パリ条約から離脱したトランプ政権のこと、このリポートも闇に葬られる可能性は否定できない。NY紙が折角入手したコピー、この際、その内容をもう少し詳しく紹介しておこう。

 

●人間が今すぐ温室効果ガス(GHG)の大気中への放出をやめたとしても、今世紀末の世界の気温は現在に比べて少なくとも華氏0.50度(摂氏0.30度)高くなる。現実には2℃の上昇が予測される。

 

●地球の気温の僅かな違いも、一層の熱波、豪雨、珊瑚礁崩壊など、気候の大きな変化をもたらし得る。研究が発見した最も重要なことの一つは、一部の極端な気象事象が気候変動の結果である(attribute)とあるということだ。気候変動のリスクの増大とともに、“attribution science”として知られる分野が急速に発展した。

 

●それでも、個々の極端な気象事象と気候変動の関連については不確実性が残る。例えば、2003年のヨーロッパの熱波(ヨーロッパを襲う旱魃、模索される救済策,03.7.25EU農業団体、ヨーロッパの猛暑・干ばつ・森林火災被害評価を発表,03.10.11・・・)や2013年のオーストラリアの記録的暑熱については、それが人為的要因によることを示す「比較的強力な証拠」がある。しかし、2011年にテキサスを焼け焦がした熱波はもっと複雑だ。地方的な天気の変わりやすさとラ・ニーニャが主因で、温暖化の寄与は「比較的小さい」。別の研究は、気候変動はテキサスの極端な事象を20倍に増やしたとしている。
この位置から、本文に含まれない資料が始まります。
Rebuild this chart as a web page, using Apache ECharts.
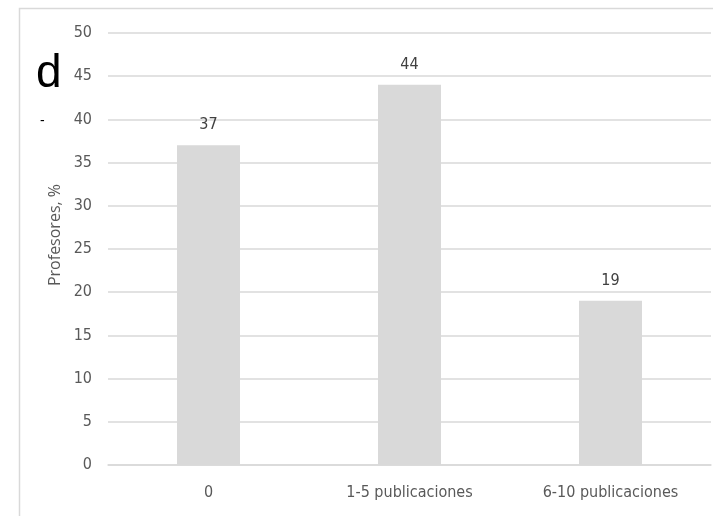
<!DOCTYPE html>
<html><head><meta charset="utf-8">
<script src="https://cdn.jsdelivr.net/npm/echarts@6/dist/echarts.min.js"></script>
<style>html,body{margin:0;padding:0;background:#fff}#c{width:713px;height:516px}</style>
</head><body><div id="c"></div>
<script>
const categories = ['0', '1-5 publicaciones', '6-10 publicaciones'];
const values = [37, 44, 19];
const yTicks = { min: 0, max: 50, interval: 5 };
const yName = 'Profesores, %';
const panelLetter = 'd';

const chart = echarts.init(document.getElementById('c'));
const narrow = '"DejaVu Sans Condensed", "Liberation Sans Narrow", sans-serif';
chart.setOption({
  animation: false,
  backgroundColor: '#fff',
  grid: { left: 108, right: 2, top: 33, bottom: 51 },
  graphic: [
    { type: 'rect', shape: { x: 19.5, y: 8.5, width: 800, height: 600 }, style: { fill: 'none', stroke: '#d9d9d9', lineWidth: 1.5 }, silent: true },
    { type: 'text', left: 36, top: 51, style: { text: panelLetter, font: '46px "Liberation Sans", Arial, sans-serif', fill: '#000' } },
    { type: 'text', left: 40, top: 114, style: { text: '-', font: '14px "Liberation Sans", sans-serif', fill: '#000' } },
    { type: 'text', x: 55, y: 235, rotation: Math.PI / 2, style: { text: yName, font: '16px "Open Sans", sans-serif', fill: '#595959', align: 'center', verticalAlign: 'middle' } }
  ],
  xAxis: {
    type: 'category', data: categories,
    axisLine: { lineStyle: { color: '#d9d9d9', width: 1.5 } },
    axisTick: { show: false },
    axisLabel: { color: '#595959', fontSize: 16, fontFamily: narrow, margin: 20 }
  },
  yAxis: {
    type: 'value', min: yTicks.min, max: yTicks.max, interval: yTicks.interval,
    axisLine: { show: false }, axisTick: { show: false },
    axisLabel: { color: '#595959', fontSize: 16, fontFamily: narrow, margin: 16 },
    splitLine: { lineStyle: { color: '#d9d9d9', width: 1.5 } }
  },
  series: [{
    type: 'bar', data: values, barWidth: 63,
    itemStyle: { color: '#d9d9d9' },
    label: { show: true, position: 'top', distance: 12, color: '#404040', fontSize: 16, fontFamily: narrow }
  }]
});
</script></body></html>
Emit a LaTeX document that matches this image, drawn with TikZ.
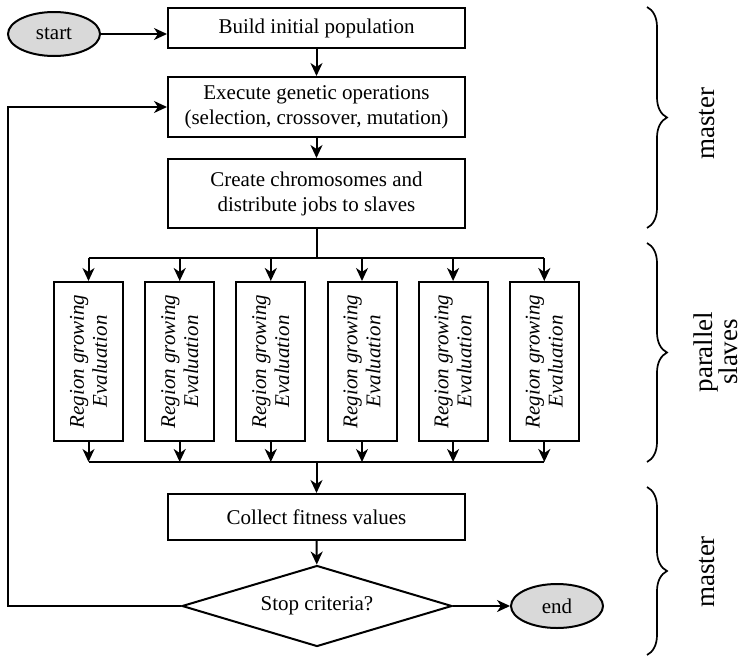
\documentclass[tikz,border=0pt]{standalone}
\usepackage{fontspec}
\setmainfont{Liberation Serif}
\usetikzlibrary{arrows.meta, shapes.geometric, positioning, decorations.pathreplacing}

\begin{document}
\begin{tikzpicture}[x=1pt, y=-1pt, >={Stealth[length=13pt, width=12pt, inset=4pt]}, line width=2pt,
    box/.style={draw, rectangle, minimum width=297pt, align=center, inner sep=2pt, font=\fontsize{21}{25}\selectfont},
    term/.style={draw, ellipse, fill=black!15, minimum width=92pt, minimum height=44pt, inner sep=0pt, font=\fontsize{21}{25}\selectfont},
    slave/.style={draw, rectangle, rotate=90, minimum width=159pt, minimum height=69pt, align=center, inner sep=0pt, font=\fontsize{21}{23}\selectfont\itshape},
    brace/.style={decorate, decoration={brace, amplitude=20pt}, line width=1.7pt},
    side/.style={rotate=90, align=center, font=\fontsize{27}{24}\selectfont}]
    \useasboundingbox (0,0) rectangle (747,659);

    % 1. Khoi master phia tren
    \node[term] (start) at (54,34) {start};
    \node[box, minimum height=40pt] (build) at (316.5,28) {Build initial population};
    \node[box, minimum height=60pt] (exec) at (316.5,107) {Execute genetic operations\\(selection, crossover, mutation)};
    \node[box, minimum height=69pt] (create) at (316.5,193.5) {Create chromosomes and\\distribute jobs to slaves};

    \draw[->] (start.east) -- (start.east -| build.west);
    \draw[->] (build) -- (exec);
    \draw[->] (exec) -- (create);

    % 2. Cac slave song song (node xoay 90 do: east la canh tren, west la canh duoi)
    \node[slave] (s1) at (88.5,361.5) {Region growing\\Evaluation};
    \node[slave] (s2) at (179.7,361.5) {Region growing\\Evaluation};
    \node[slave] (s3) at (270.8,361.5) {Region growing\\Evaluation};
    \node[slave] (s4) at (362,361.5) {Region growing\\Evaluation};
    \node[slave] (s5) at (453.1,361.5) {Region growing\\Evaluation};
    \node[slave] (s6) at (544.3,361.5) {Region growing\\Evaluation};

    % Duong phan phoi phia tren
    \coordinate (topbus) at (316.5,258);
    \draw (create.south) -- (topbus);
    \draw (topbus -| s1.east) -- (topbus -| s6.east);
    \draw[->] (topbus -| s1.east) -- (s1.east);
    \draw[->] (topbus -| s2.east) -- (s2.east);
    \draw[->] (topbus -| s3.east) -- (s3.east);
    \draw[->] (topbus -| s4.east) -- (s4.east);
    \draw[->] (topbus -| s5.east) -- (s5.east);
    \draw[->] (topbus -| s6.east) -- (s6.east);

    % Duong thu gom phia duoi
    \coordinate (botbus) at (316.5,462);
    \draw[->] (s1.west) -- (botbus -| s1.west);
    \draw[->] (s2.west) -- (botbus -| s2.west);
    \draw[->] (s3.west) -- (botbus -| s3.west);
    \draw[->] (s4.west) -- (botbus -| s4.west);
    \draw[->] (s5.west) -- (botbus -| s5.west);
    \draw[->] (s6.west) -- (botbus -| s6.west);
    \draw (botbus -| s1.west) -- (botbus -| s6.west);

    % 3. Khoi master phia duoi
    \node[box, minimum height=46pt] (collect) at (316.5,517) {Collect fitness values};
    \node[draw, diamond, aspect=3.3, minimum width=270pt, minimum height=81pt, inner sep=0pt, font=\fontsize{21}{25}\selectfont] (stop) at (317,606) {Stop criteria?};
    \node[term] (finish) at (557,606) {end};

    \draw[->] (botbus) -- (collect.north);
    \draw[->] (collect) -- (stop);
    \draw[->] (stop.east) -- (finish.west);

    % Vong lap quay lai
    \coordinate (back) at (8,606);
    \draw[->] (stop.west) -- (back) |- (exec.west);

    % 4. Dau ngoac va nhan ben phai
    \draw[brace] (647,7) -- (647,228);
    \node[side] (master1) at (707,124) {master};
    \draw[brace] (647,243) -- (647,462);
    \node[side] (parallel) at (716,352) {parallel\\slaves};
    \draw[brace] (647,487) -- (647,655);
    \node[side] (master2) at (707,572) {master};

\end{tikzpicture}
\end{document}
これらの、またその他の相反する諸研究に基づき、リポートは、テキサスの熱波において気候変動が果たした役割はそれほど大きくもなければ小さくもない(medium)と結論している。  

 

 それは、一般的に米国における最近の主要な干ばつの人間活動との関連は複雑だと、他の個別の極端な事象と気候変動の関連性のアセスは避けながらも、 多くの干ばつが長引き、厳しさを増している現実は地球の水文学的な自然変動において前例がないと言う。
 

●米国の平均気温は上昇を続けるだろう。最近の記録破りの年も、近い将来は普通になる。将来のGHG排出のレベルに依り、世紀末までには華氏で5.0度から7.5度(2.8℃から4.8℃)上昇する。

国の年降水量は20世紀初めより4%増えた。西部、南西部、南東部は干上がりつつある一方、南部平原と中西部は湿潤になりつつある。

米国西部、北部の気温上昇は中位の信頼度で人間が引き起こした温暖化と関連づけられるが、南東部では直接の関係は認められない。

アラスカと北極の温暖化は世界平均の2倍の驚くべき速さで上昇しており、沿岸コミュニティを脅かす海面上昇を含む海洋の変化をもたらす土地と海氷の融解によって米国に重大な結果をもたらす。

 

●人間活動が第一の犯人である。破局を避けるためには地球の平均気温上昇を2℃以内に抑える必要があり、そのためには地球の二酸化炭素レベルを大きく減らさねばならない。

 

こんな身内作成のリポートも握り潰すようなら、トランプ政権も1年ともたないだろう。都合の悪い情報はすべて握り潰すどこかの国の一強政府と同然だ。その国は、原発事故と太陽光発電(メガソーラー)による炭素吸収源(森林・原野)の大々的破壊で自国と地球の破局を早めるのに”attribute”し続けている原発林立の地震大国、山を削って太陽光、世界広しと雖もそんな国はどこにもない。温暖化を待つまでもなく真っ先に滅びるだろう。